Asian stocks were mostly lower on Friday as the dollar climbed to a seven-month high against a basket of currencies and dragged down crude oil prices, cooling investor risk appetite.

The greenback was boosted by a fall in the euro after the European Central Bank shot down talk it was contemplating tapering its monetary easing - sending the common currency to its lowest since March.

MSCI’s broadest index of Asia-Pacific shares outside Japan was down 0.3 per cent.

South Korea’s Kospi lost 0.4 per cent and Australian stocks shed 0.1 per cent, weighed down by a retreat in energy shares.

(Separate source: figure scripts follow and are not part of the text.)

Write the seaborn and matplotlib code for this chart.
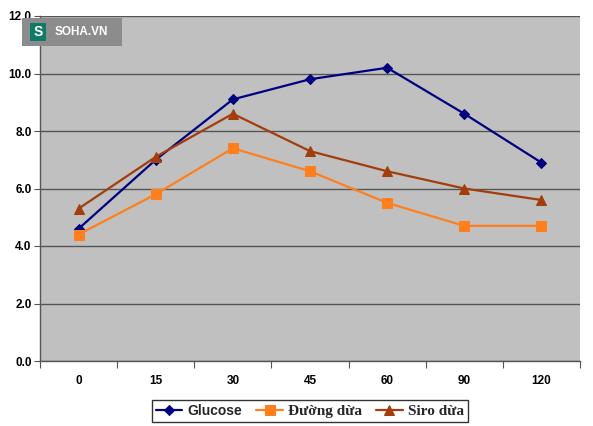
import numpy as np
import pandas as pd
import matplotlib
matplotlib.use("Agg")
import matplotlib.pyplot as plt
import seaborn as sns
from matplotlib.patches import Rectangle

# Data
minutes = ["0", "15", "30", "45", "60", "90", "120"]
glucose = [4.6, 7.0, 9.1, 9.8, 10.2, 8.6, 6.9]
duong_dua = [4.4, 5.8, 7.4, 6.6, 5.5, 4.7, 4.7]
siro_dua = [5.3, 7.1, 8.6, 7.3, 6.6, 6.0, 5.6]
series_names = ["Glucose", "Đường dừa", "Siro dừa"]

rows = []
for name, vals in zip(series_names, [glucose, duong_dua, siro_dua]):
    for i, v in enumerate(vals):
        rows.append({"pos": i, "value": v, "series": name})
df = pd.DataFrame(rows)

sns.set_theme(style="white")
plt.rcParams["font.family"] = ["Liberation Sans", "DejaVu Sans"]

W, H = 593, 426
fig = plt.figure(figsize=(W / 100, H / 100), dpi=100)
fig.patch.set_facecolor("white")
ax = fig.add_axes([40 / W, 1 - 361 / H, 540 / W, 345 / H])
ax.set_facecolor("#c0c0c0")

palette = {"Glucose": "#000080", "Đường dừa": "#ff7f1e", "Siro dừa": "#a33d0c"}
markers = {"Glucose": "D", "Đường dừa": "s", "Siro dừa": "^"}
sizes = {"Glucose": 5.5, "Đường dừa": 7, "Siro dừa": 7.5}

for name in series_names:
    sub = df[df["series"] == name]
    sns.lineplot(data=sub, x="pos", y="value", ax=ax, color=palette[name],
                 marker=markers[name], markersize=sizes[name], linewidth=1.6,
                 markeredgecolor=palette[name], label=name, legend=False)

ax.set_xlim(-0.5, 6.5)
ax.set_ylim(0, 12)
ax.set_yticks(np.arange(0, 12.1, 2))
ax.set_yticklabels([f"{v:.1f}" for v in np.arange(0, 12.1, 2)],
                   fontsize=8.5, fontweight="bold")
ax.set_xticks(range(len(minutes)))
ax.set_xticklabels(minutes, fontsize=8.5, fontweight="bold")
ax.set_xticks(np.arange(-0.5, 6.6, 1), minor=True)
ax.tick_params(axis="x", which="major", length=0, pad=10, colors="black")
ax.tick_params(axis="x", which="minor", length=5, width=0.8, color="#555555",
               direction="out", bottom=True)
ax.tick_params(axis="y", length=4, width=0.8, color="#555555", direction="out",
               left=True, pad=2)
for lbl in ax.get_yticklabels() + ax.get_xticklabels():
    lbl.set_color("black")

ax.yaxis.grid(True, color="#555555", linewidth=1.0)
ax.set_axisbelow(True)
for side in ["top", "right"]:
    ax.spines[side].set_visible(False)
ax.spines["left"].set_color("#555555")
ax.spines["bottom"].set_color("#555555")
ax.spines["left"].set_linewidth(1.0)
ax.spines["bottom"].set_linewidth(1.0)
ax.set_xlabel("")
ax.set_ylabel("")

# Legend at bottom
handles, labels = ax.get_legend_handles_labels()
leg = fig.legend(handles, labels, loc="center", ncol=3,
                 bbox_to_anchor=(310 / W, 1 - 411 / H), frameon=True,
                 fancybox=False, edgecolor="black", fontsize=10,
                 handlelength=1.9, handletextpad=0.4, columnspacing=1.0,
                 borderpad=0.3)
leg.get_frame().set_linewidth(1.0)
texts = leg.get_texts()
texts[0].set_fontfamily(["Liberation Sans", "DejaVu Sans"])
texts[0].set_fontweight("bold")
for t in texts[1:]:
    t.set_fontfamily(["Liberation Serif", "DejaVu Serif"])
    t.set_fontweight("bold")
    t.set_fontsize(11)

# SOHA.VN watermark
fig.patches.append(Rectangle((22 / W, 1 - 46 / H), 100 / W, 28 / H,
                             transform=fig.transFigure, facecolor="#8c8c8c",
                             edgecolor="none", zorder=5))
fig.patches.append(Rectangle((30 / W, 1 - 41 / H), 16 / W, 18 / H,
                             transform=fig.transFigure, facecolor="#0e7a67",
                             edgecolor="none", zorder=6))
fig.text(38 / W, 1 - 32 / H, "S", color="white", fontsize=10,
         fontweight="bold", ha="center", va="center", zorder=7)
fig.text(55 / W, 1 - 32 / H, "SOHA.VN", color="white", fontsize=8.5,
         fontweight="bold", ha="left", va="center", zorder=7)

fig.savefig("out.png", dpi=100)
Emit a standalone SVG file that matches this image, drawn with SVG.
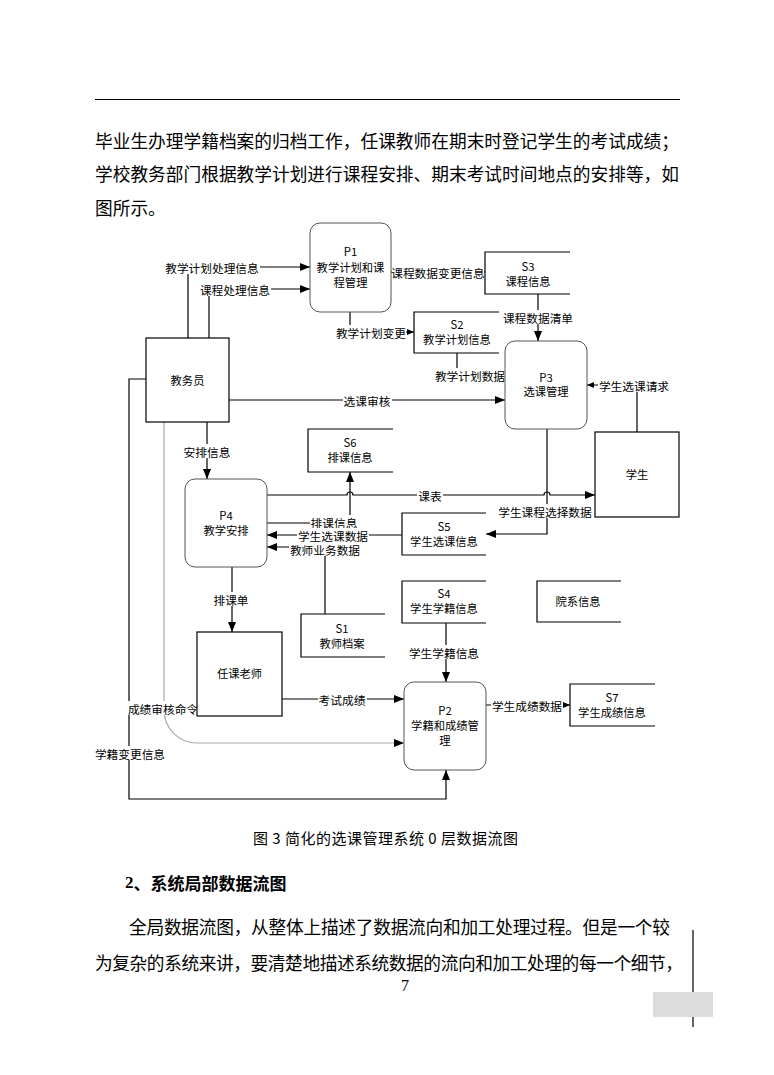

Singapore fell 0.4 per cent, while Shanghai added 0.3 per cent.

Japan’s Nikkei rose 0.3 percent, brushing a six-month high, as the yen weakened against the dollar.

US stocks ended a choppy session on Thursday slightly lower as investors digested the latest round of earnings, with a sharp drop in telecoms offset by gains in healthcare.

ECB policy stimulus

The ECB had left its ultra-loose monetary policy unchanged on Thursday but kept the door open to more stimulus in December, with ECB President Mario Draghi dousing recent market speculation that the central bank may begin tapering its €1.7-trillion asset-buying programme.

“The European Central Bank removed a source of immediate risk for traders by revealing that it did not discuss tapering its QE programme at this month’s meeting,” wrote Ric Spooner, chief market analyst at CMC Markets.

“Decisions are being deferred until December pending the outcome of research - meaning that meeting will be a key focus for markets.”

The dollar index touched 98.541, its highest since early March.

The euro was down 0.3 per cent at $1.0902 after seeing a seven-month trough of $1.0897.

The dollar was up 0.2 per cent at 104.145 yen adding to overnight gains of 0.5 per cent.

ECB president comments

Sterling slipped 0.1 per cent to $1.2237, taking in stride comments by European Council President Donald Tusk that British Prime Minister Theresa May had confirmed that Brexit talks would be triggered by end-March 2017.

China’s offshore yuan fell to its lowest level in six years against the broadly stronger dollar.

Crude oil slumps

US crude futures were down 0.4 percent at $50.41 a barrel. The contract lost more than 2 per cent on Thursday as the dollar’s surge prompted profit-taking on a rally that sent US crude to 15-month highs midweek. Brent crude lost 0.3 per cent to $51.22 a barrel.

A stronger greenback tends to increase the purchase cost for non-US buyers of commodities like crude oil and gold, which are denominated in the dollar.

Spot gold was down 0.2 per cent at $1,263.50 an ounce, although it was on track for a 1 per cent gain on the week.